Cars as legendary as the Ford GT40 usually aren’t neglected and left collecting dust in a suburban garage. That was the fate of this priceless 1967 Ford GT40. It has been parked in a small Thousand Oaks garage buried under boxes and junk since 1977. The car was raced competitively until 1977 when engine failure rendered it useless and it was sold to a private owner. The private owner, like many others, had plans to restore his priceless race car to track worthy condition. Sadly life got in the way - the owner was injured and the car became neglected for over three decades.
The Ford GT40 sitting in storage.
Fast forward to 2014, car collector Thomas Shaughnessy was meeting with a group of friends at the Steve McQueen Car Show.
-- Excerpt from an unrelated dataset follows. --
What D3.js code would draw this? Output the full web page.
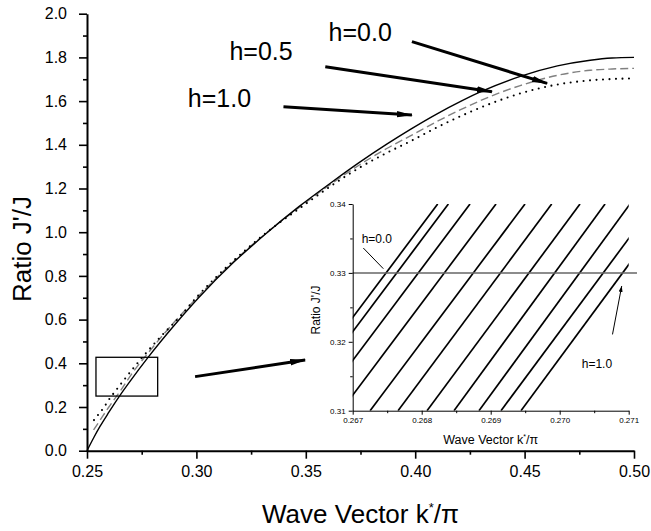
<!DOCTYPE html>
<html>
<head>
<meta charset="utf-8">
<script src="https://cdn.jsdelivr.net/npm/d3@7"></script>
<style>
  body { margin: 0; background: #fff; }
  svg { display: block; font-family: "Liberation Sans", Arial, sans-serif; }
</style>
</head>
<body>
<div id="chart"></div>
<script>
// main panel ticks
const xTicks = [0.25, 0.30, 0.35, 0.40, 0.45, 0.50];
const xMinorTicks = [0.275, 0.325, 0.375, 0.425, 0.475];
const yTicks = [0.0, 0.2, 0.4, 0.6, 0.8, 1.0, 1.2, 1.4, 1.6, 1.8, 2.0];
const yMinorTicks = [0.1, 0.3, 0.5, 0.7, 0.9, 1.1, 1.3, 1.5, 1.7, 1.9];

// J'/J against k*/pi
const curveH00 = [
  [0.250, 0.000], [0.253, 0.058], [0.256, 0.112], [0.260, 0.176], [0.265, 0.252],
  [0.270, 0.322], [0.278, 0.428], [0.290, 0.575], [0.301, 0.700], [0.317, 0.862],
  [0.332, 0.995], [0.347, 1.118], [0.362, 1.230], [0.375, 1.323], [0.387, 1.403],
  [0.398, 1.472], [0.410, 1.542], [0.421, 1.600], [0.430, 1.643], [0.448, 1.713],
  [0.465, 1.761], [0.480, 1.787], [0.490, 1.797], [0.500, 1.800]
];
const curveH05 = [
  [0.253, 0.095], [0.256, 0.140], [0.260, 0.200], [0.265, 0.270], [0.270, 0.345],
  [0.278, 0.448], [0.290, 0.590], [0.301, 0.708], [0.317, 0.866], [0.332, 0.997],
  [0.347, 1.114], [0.362, 1.224], [0.375, 1.311], [0.387, 1.383], [0.398, 1.442],
  [0.410, 1.507], [0.421, 1.562], [0.430, 1.603], [0.437, 1.632], [0.448, 1.671],
  [0.465, 1.718], [0.480, 1.741], [0.490, 1.747], [0.500, 1.750]
];
const curveH10 = [
  [0.2532, 0.140], [0.2556, 0.171], [0.2578, 0.199], [0.2597, 0.229], [0.2640, 0.286],
  [0.2663, 0.316], [0.2709, 0.374], [0.2758, 0.433], [0.2834, 0.519], [0.2918, 0.606],
  [0.301, 0.712], [0.317, 0.870], [0.332, 0.998], [0.347, 1.108], [0.362, 1.215],
  [0.375, 1.298], [0.387, 1.363], [0.398, 1.417], [0.410, 1.480], [0.421, 1.532],
  [0.430, 1.571], [0.437, 1.598], [0.448, 1.635], [0.465, 1.676], [0.480, 1.695],
  [0.490, 1.701], [0.500, 1.704]
];

// box marking the zoomed region
const zoomBoxK = [0.2541, 0.2823];
const zoomBoxJ = [0.250, 0.4275];

// inset ticks
const insetXTicks = [0.267, 0.268, 0.269, 0.270, 0.271];
const insetXMinor = [0.2675, 0.2685, 0.2695, 0.2705];
const insetYTicks = [0.31, 0.32, 0.33, 0.34];
const insetYMinor = [0.315, 0.325, 0.335];

// inset lines, h = 0.0 ... 1.0 : k*/pi where each line is at J'/J = 0.31 and 0.34
const insetH = [0.0, 0.1, 0.2, 0.3, 0.4, 0.5, 0.6, 0.7, 0.8, 0.9, 1.0];
const insetKAt031 = [0.265986, 0.266141, 0.266454, 0.266831, 0.267252, 0.267657,
                     0.268077, 0.268468, 0.268830, 0.269149, 0.269439];
const insetKAt034 = [0.268232, 0.268387, 0.268700, 0.269077, 0.269497, 0.269884,
                     0.270294, 0.270657, 0.271019, 0.271372, 0.271648];
const insetLevel = 0.33;
const insetLevelK = [0.267, 0.27112];

// annotations (data units)
const mainNotes = [
  { text: "h=0.0", at: [0.3604, 1.877], from: [0.3985, 1.872], to: [0.4603, 1.681] },
  { text: "h=0.5", at: [0.3151, 1.788], from: [0.3589, 1.757], to: [0.4351, 1.643] },
  { text: "h=1.0", at: [0.2961, 1.574], from: [0.3398, 1.574], to: [0.3985, 1.536] }
];
const boxArrow = { from: [0.2994, 0.339], to: [0.3497, 0.415] };
const insetNotes = [
  { text: "h=0.0", at: [0.267130, 0.33430], from: [0.267154, 0.33361], to: [0.267444, 0.33061], head: false },
  { text: "h=1.0", at: [0.270319, 0.31615], from: [0.270765, 0.32107], to: [0.270899, 0.32810], head: true }
];

const width = 651;
const height = 531;

const svg = d3.select("#chart").append("svg")
  .attr("width", width)
  .attr("height", height);

const defs = svg.append("defs");
defs.append("marker")
  .attr("id", "head")
  .attr("markerUnits", "userSpaceOnUse")
  .attr("markerWidth", 16).attr("markerHeight", 8)
  .attr("refX", 15).attr("refY", 4)
  .attr("orient", "auto")
  .append("path").attr("d", "M0,0.8 L16,4 L0,7.2 Z").attr("fill", "#000");
defs.append("marker")
  .attr("id", "smallhead")
  .attr("markerUnits", "userSpaceOnUse")
  .attr("markerWidth", 6).attr("markerHeight", 4)
  .attr("refX", 6).attr("refY", 2)
  .attr("orient", "auto")
  .append("path").attr("d", "M0,0 L6,2 L0,4 Z").attr("fill", "#000");

const x = d3.scaleLinear().domain([0.25, 0.5]).range([87, 634]);
const y = d3.scaleLinear().domain([0, 2]).range([450.7, 13.7]);

// axes
const xAxis = svg.append("g")
  .attr("transform", `translate(0,${y(0)})`)
  .call(d3.axisBottom(x).tickValues(xTicks).tickFormat(d3.format(".2f"))
    .tickSize(8).tickSizeOuter(0).tickPadding(7));
svg.append("g")
  .attr("transform", `translate(0,${y(0)})`)
  .call(d3.axisBottom(x).tickValues(xMinorTicks).tickFormat("").tickSize(4).tickSizeOuter(0))
  .call((g) => g.select(".domain").remove());

const yAxis = svg.append("g")
  .attr("transform", `translate(${x(0.25)},0)`)
  .call(d3.axisLeft(y).tickValues(yTicks).tickFormat(d3.format(".1f"))
    .tickSize(8).tickSizeOuter(0).tickPadding(12));
svg.append("g")
  .attr("transform", `translate(${x(0.25)},0)`)
  .call(d3.axisLeft(y).tickValues(yMinorTicks).tickFormat("").tickSize(4).tickSizeOuter(0))
  .call((g) => g.select(".domain").remove());

svg.selectAll(".domain").attr("stroke", "#000").attr("stroke-width", 2);
svg.selectAll(".tick line").attr("stroke", "#000").attr("stroke-width", 1.6);
[xAxis, yAxis].forEach((g) =>
  g.selectAll(".tick text")
    .attr("font-size", "16px")
    .attr("font-family", "Liberation Sans, Arial, sans-serif")
    .attr("fill", "#000")
);

// axis titles
svg.append("text")
  .attr("transform", `translate(31,249) rotate(-90)`)
  .attr("text-anchor", "middle")
  .attr("font-size", "26px")
  .text("Ratio J'/J");

const xTitle = svg.append("text")
  .attr("x", (x(0.25) + x(0.5)) / 2)
  .attr("y", 523)
  .attr("text-anchor", "middle")
  .attr("font-size", "26px");
xTitle.append("tspan").text("Wave Vector k");
xTitle.append("tspan").attr("dy", -11).attr("font-size", "13px").text("*");
xTitle.append("tspan").attr("dy", 11).text("/\u03c0");

// curves
const line = d3.line()
  .x((d) => x(d[0]))
  .y((d) => y(d[1]))
  .curve(d3.curveMonotoneX);

svg.append("path").datum(curveH05)
  .attr("fill", "none").attr("stroke", "#808080").attr("stroke-width", 1.4)
  .attr("stroke-dasharray", "8,4").attr("d", line);
svg.append("path").datum(curveH10)
  .attr("fill", "none").attr("stroke", "#000").attr("stroke-width", 2.1)
  .attr("stroke-linecap", "round")
  .attr("stroke-dasharray", "0,6.5").attr("d", line);
svg.append("path").datum(curveH00)
  .attr("fill", "none").attr("stroke", "#000").attr("stroke-width", 1.4)
  .attr("d", line);

// zoom box
svg.append("rect")
  .attr("x", x(zoomBoxK[0]))
  .attr("y", y(zoomBoxJ[1]))
  .attr("width", x(zoomBoxK[1]) - x(zoomBoxK[0]))
  .attr("height", y(zoomBoxJ[0]) - y(zoomBoxJ[1]))
  .attr("fill", "none").attr("stroke", "#000").attr("stroke-width", 1.3);

// labels and arrows
mainNotes.forEach((n) => {
  svg.append("text")
    .attr("x", x(n.at[0])).attr("y", y(n.at[1]))
    .attr("font-size", "25px")
    .text(n.text);
  svg.append("line")
    .attr("x1", x(n.from[0])).attr("y1", y(n.from[1]))
    .attr("x2", x(n.to[0])).attr("y2", y(n.to[1]))
    .attr("stroke", "#000").attr("stroke-width", 3)
    .attr("marker-end", "url(#head)");
});
svg.append("line")
  .attr("x1", x(boxArrow.from[0])).attr("y1", y(boxArrow.from[1]))
  .attr("x2", x(boxArrow.to[0])).attr("y2", y(boxArrow.to[1]))
  .attr("stroke", "#000").attr("stroke-width", 3)
  .attr("marker-end", "url(#head)");

// inset
const ix = d3.scaleLinear().domain([0.267, 0.271]).range([352.7, 628.7]);
const iy = d3.scaleLinear().domain([0.31, 0.34]).range([410.7, 204]);

const inset = svg.append("g");

defs.append("clipPath").attr("id", "insetClip")
  .append("rect")
  .attr("x", ix(0.267)).attr("y", iy(0.34))
  .attr("width", ix(0.271) - ix(0.267))
  .attr("height", iy(0.31) - iy(0.34));

inset.append("g")
  .attr("clip-path", "url(#insetClip)")
  .selectAll("line")
  .data(insetH)
  .join("line")
  .attr("x1", (d, i) => ix(insetKAt031[i]))
  .attr("y1", iy(0.31))
  .attr("x2", (d, i) => ix(insetKAt034[i]))
  .attr("y2", iy(0.34))
  .attr("stroke", "#000")
  .attr("stroke-width", 1.7);

inset.append("line")
  .attr("x1", ix(insetLevelK[0])).attr("y1", iy(insetLevel))
  .attr("x2", ix(insetLevelK[1])).attr("y2", iy(insetLevel))
  .attr("stroke", "#666").attr("stroke-width", 1.5);

const ixAxis = inset.append("g")
  .attr("transform", `translate(0,${iy(0.31)})`)
  .call(d3.axisBottom(ix).tickValues(insetXTicks).tickFormat(d3.format(".3f"))
    .tickSize(4).tickSizeOuter(0).tickPadding(3));
inset.append("g")
  .attr("transform", `translate(0,${iy(0.31)})`)
  .call(d3.axisBottom(ix).tickValues(insetXMinor).tickFormat("").tickSize(2.5).tickSizeOuter(0))
  .call((g) => g.select(".domain").remove());
const iyAxis = inset.append("g")
  .attr("transform", `translate(${ix(0.267)},0)`)
  .call(d3.axisLeft(iy).tickValues(insetYTicks).tickFormat(d3.format(".2f"))
    .tickSize(4).tickSizeOuter(0).tickPadding(3));
inset.append("g")
  .attr("transform", `translate(${ix(0.267)},0)`)
  .call(d3.axisLeft(iy).tickValues(insetYMinor).tickFormat("").tickSize(2.5).tickSizeOuter(0))
  .call((g) => g.select(".domain").remove());

inset.selectAll(".domain").attr("stroke", "#000").attr("stroke-width", 1);
inset.selectAll(".tick line").attr("stroke", "#000").attr("stroke-width", 1);
[ixAxis, iyAxis].forEach((g) =>
  g.selectAll(".tick text")
    .attr("font-size", "8px")
    .attr("font-family", "Liberation Sans, Arial, sans-serif")
    .attr("fill", "#000")
);

inset.append("text")
  .attr("transform", `translate(320,310) rotate(-90)`)
  .attr("text-anchor", "middle")
  .attr("font-size", "12px")
  .text("Ratio J'/J");

const ixTitle = inset.append("text")
  .attr("x", (ix(0.267) + ix(0.271)) / 2)
  .attr("y", 444)
  .attr("text-anchor", "middle")
  .attr("font-size", "12.5px");
ixTitle.append("tspan").text("Wave Vector k");
ixTitle.append("tspan").attr("dy", -5).attr("font-size", "7px").text("*");
ixTitle.append("tspan").attr("dy", 5).text("/\u03c0");

insetNotes.forEach((n) => {
  inset.append("text")
    .attr("x", ix(n.at[0])).attr("y", iy(n.at[1]))
    .attr("font-size", "12px")
    .text(n.text);
  inset.append("line")
    .attr("x1", ix(n.from[0])).attr("y1", iy(n.from[1]))
    .attr("x2", ix(n.to[0])).attr("y2", iy(n.to[1]))
    .attr("stroke", "#000").attr("stroke-width", 1)
    .attr("marker-end", n.head ? "url(#smallhead)" : null);
});
</script>
</body>
</html>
One of them tipped Shaughnessy off about the car and he knew he had to own it. Shaughnessy made a deal with the owner and took home this American made exotic. He is currently in the process of restoring the car to drive it, or possibly to race it.
The chassis of this GT40 is a P/1067 MK I, and was the last one produced in 1966. The shell is a MK II making this car one of only three GT40’s with a MK I chassis and MK II body. An interesting note about the car is the name Salt Walther on the doors. The late Salt Walther was a CART and USAC driver who raced in the 1970’s. Perhaps he dabbled a bit in road racing during his career and drove this beautiful machine.
While Walther’s racing career wasn’t exactly successful, he is well known for a fiery crash at the 1973 Indianapolis 500, which left him with burns covering 40% of his body, leading to pain killers addiction. It’s possible that his father gave him this car, as he sometimes did. And now it’s in the hands of someone who can bring it back to life - some guys have all the luck, don’t they? What car do you dream of finding in a barn?